→ Objective
Return, unaltered, every line from the beginning of the material below up to and including the one with "from matplotlib.patches import Rectangle".

→ Data lines
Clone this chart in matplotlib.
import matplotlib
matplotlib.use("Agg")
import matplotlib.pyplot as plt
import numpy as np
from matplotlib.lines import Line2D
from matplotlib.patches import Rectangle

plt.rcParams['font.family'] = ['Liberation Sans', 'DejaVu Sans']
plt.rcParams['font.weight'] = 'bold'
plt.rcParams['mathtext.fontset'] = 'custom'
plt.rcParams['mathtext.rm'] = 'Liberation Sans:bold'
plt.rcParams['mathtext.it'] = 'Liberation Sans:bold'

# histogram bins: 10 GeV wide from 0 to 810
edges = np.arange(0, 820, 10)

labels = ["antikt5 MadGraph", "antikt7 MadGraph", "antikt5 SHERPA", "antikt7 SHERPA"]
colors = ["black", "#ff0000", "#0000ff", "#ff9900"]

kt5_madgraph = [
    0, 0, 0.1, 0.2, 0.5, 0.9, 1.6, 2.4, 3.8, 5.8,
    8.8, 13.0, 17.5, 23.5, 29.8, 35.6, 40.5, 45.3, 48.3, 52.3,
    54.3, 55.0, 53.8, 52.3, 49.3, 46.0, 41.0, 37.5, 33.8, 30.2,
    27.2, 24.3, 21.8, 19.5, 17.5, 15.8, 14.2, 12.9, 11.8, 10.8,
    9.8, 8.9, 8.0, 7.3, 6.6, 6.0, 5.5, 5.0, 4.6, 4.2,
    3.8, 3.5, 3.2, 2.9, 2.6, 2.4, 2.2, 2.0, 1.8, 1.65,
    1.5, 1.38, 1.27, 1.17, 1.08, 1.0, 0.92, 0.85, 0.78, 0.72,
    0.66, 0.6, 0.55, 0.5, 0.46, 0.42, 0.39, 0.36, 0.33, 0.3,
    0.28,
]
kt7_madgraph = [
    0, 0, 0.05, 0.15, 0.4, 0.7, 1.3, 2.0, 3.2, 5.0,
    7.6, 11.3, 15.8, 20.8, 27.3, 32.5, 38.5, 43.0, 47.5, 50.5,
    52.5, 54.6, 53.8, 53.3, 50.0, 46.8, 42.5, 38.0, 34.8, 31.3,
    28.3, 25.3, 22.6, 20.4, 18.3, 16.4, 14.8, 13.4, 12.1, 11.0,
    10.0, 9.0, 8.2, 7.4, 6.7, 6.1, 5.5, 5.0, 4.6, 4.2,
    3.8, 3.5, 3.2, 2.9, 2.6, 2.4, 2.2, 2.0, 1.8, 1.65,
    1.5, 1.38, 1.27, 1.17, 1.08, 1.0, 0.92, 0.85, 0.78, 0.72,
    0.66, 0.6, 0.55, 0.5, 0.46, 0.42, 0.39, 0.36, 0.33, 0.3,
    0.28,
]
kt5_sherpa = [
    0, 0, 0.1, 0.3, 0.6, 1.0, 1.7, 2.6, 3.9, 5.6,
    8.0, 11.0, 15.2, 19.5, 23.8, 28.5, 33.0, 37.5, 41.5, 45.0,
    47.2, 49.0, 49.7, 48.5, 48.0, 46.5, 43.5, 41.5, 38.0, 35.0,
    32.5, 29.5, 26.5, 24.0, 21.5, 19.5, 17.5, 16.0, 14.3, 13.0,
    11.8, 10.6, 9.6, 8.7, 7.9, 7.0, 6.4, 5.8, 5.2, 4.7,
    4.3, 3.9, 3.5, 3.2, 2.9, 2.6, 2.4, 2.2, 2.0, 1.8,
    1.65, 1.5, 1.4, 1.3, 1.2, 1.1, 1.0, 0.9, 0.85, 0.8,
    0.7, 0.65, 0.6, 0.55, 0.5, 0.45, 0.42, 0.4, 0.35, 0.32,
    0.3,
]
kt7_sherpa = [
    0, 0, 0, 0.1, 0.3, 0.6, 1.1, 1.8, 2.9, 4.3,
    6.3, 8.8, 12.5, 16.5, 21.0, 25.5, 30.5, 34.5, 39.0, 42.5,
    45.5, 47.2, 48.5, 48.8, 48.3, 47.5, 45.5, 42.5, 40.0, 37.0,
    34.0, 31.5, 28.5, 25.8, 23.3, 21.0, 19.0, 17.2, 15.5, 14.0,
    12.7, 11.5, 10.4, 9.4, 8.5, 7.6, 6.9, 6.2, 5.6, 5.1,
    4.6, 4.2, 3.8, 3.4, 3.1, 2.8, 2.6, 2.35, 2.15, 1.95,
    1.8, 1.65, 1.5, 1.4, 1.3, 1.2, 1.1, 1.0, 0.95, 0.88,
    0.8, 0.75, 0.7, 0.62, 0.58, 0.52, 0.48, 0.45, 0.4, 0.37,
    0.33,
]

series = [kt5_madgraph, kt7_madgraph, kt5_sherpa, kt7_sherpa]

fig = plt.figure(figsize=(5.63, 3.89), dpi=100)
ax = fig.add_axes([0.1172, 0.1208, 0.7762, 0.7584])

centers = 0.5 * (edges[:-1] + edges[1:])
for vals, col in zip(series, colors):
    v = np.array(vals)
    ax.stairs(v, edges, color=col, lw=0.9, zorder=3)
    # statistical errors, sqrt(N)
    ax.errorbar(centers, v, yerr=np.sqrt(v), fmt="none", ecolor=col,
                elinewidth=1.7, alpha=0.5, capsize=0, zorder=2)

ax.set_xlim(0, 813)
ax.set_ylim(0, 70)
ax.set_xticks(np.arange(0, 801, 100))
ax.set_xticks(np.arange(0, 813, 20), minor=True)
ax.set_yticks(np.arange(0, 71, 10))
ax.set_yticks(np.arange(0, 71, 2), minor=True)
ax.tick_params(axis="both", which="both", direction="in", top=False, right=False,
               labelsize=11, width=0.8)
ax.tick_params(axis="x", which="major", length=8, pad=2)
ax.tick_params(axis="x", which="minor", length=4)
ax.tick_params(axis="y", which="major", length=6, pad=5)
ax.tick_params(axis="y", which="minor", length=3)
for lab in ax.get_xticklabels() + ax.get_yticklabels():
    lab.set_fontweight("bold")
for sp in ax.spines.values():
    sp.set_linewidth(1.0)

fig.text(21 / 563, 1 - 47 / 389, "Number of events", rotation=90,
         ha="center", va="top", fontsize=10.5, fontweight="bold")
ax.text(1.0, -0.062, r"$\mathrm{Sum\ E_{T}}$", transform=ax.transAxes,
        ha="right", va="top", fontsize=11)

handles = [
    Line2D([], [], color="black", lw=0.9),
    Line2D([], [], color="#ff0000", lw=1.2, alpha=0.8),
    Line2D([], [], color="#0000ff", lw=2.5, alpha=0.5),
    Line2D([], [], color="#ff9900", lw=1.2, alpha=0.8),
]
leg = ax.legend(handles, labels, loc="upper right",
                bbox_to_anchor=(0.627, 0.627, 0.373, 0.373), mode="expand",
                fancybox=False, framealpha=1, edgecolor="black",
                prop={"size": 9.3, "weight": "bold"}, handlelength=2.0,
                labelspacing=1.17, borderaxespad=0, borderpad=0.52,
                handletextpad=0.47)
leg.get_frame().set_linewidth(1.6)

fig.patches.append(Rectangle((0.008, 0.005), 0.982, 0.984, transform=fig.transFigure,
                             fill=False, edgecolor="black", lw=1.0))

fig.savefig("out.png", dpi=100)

→ Task response
Clone this chart in matplotlib.
import matplotlib
matplotlib.use("Agg")
import matplotlib.pyplot as plt
import numpy as np
from matplotlib.lines import Line2D
from matplotlib.patches import Rectangle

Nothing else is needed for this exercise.